Merece la pena transcribir un largo pasaje de Soloviev —citado en la conferencia de Adriano Dell'Asta— sobre la religión universal, ya que despeja, de forma lúcida y definitiva, un equívoco sincretista, «la espiritualidad sin dogmas», que hoy es continuamente propuesto como si se tratase de una evidencia racional o de un imperativo moral: «La religión debe ser universal y única —observa Soloviev—. Pero para esto no basta, como piensan algunos, con quitar de las religiones existentes todos los rasgos particulares que las diferencian, privándolas de su individualidad positiva. Esta generalización y unificación de las religiones, esta reducción a un único exponente, da como resultado un minimum de contenido religioso. Entonces, ¿por qué no proceder a reducir la religión al minimum absoluto, es decir, a cero? Esta religión abstracta, a la que se ha llegado por medio de la negación lógica (llamada religión racional, natural, deísmo puro o cualquier otra cosa) sirve siempre a las inteligencias consecuentes como puente hacia el ateísmo total, mientras que logra retener únicamente a las mentes superficiales y a los caracteres débiles e insinceros. Es evidente que desde el punto de vista religioso la meta no puede ser un minimum positivo. Un maximum positivo y una forma religiosa serán superiores cuanta mayor riqueza, vida y concreción tengan. La religión perfecta no es la que se conserva de igual modo en todas las religiones (el contenido indiferenciado de las religiones), sino la que contiene a todas en sí misma (la plena síntesis religiosa). El fanatismo ignorante que se aferra a una única tradición particular (...) y el racionalismo abstracto que disuelve todas las religiones en un magma de conceptos indeterminados haciendo confluir todas las formas religiosas en una única generalidad vacía, impotente e incolora, son igualmente contrarios al verdadero concepto de religión».
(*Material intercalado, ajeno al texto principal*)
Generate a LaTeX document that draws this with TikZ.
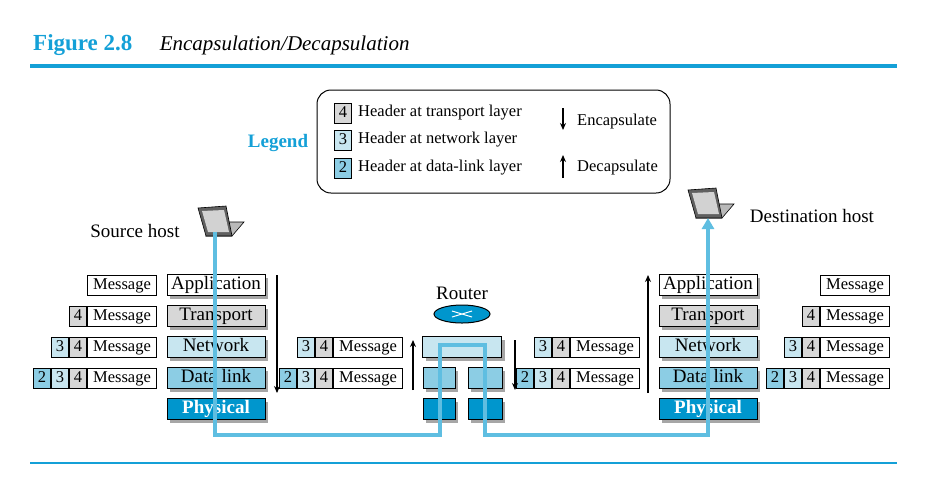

En el fondo de toda tradición
A esta imagen de verdad como «supersistema», vacío y abstractamente homologador, Soloviev opone la necesidad, para cada tradición religiosa, de convertirse ante todo a sí misma, de ir al fondo de las características y de las exigencias que constituyen la fisonomía única de su propia autodefinición, para encontrar al final de este recorrido, mediante el testimonio de los cristianos, la novedad imprevisible y absolutamente gratuita de la verdad cristiana: la persona de Cristo, «lo más querido para nosotros, pues sabemos que en Él reside corporalmente toda la plenitud de la Divinidad».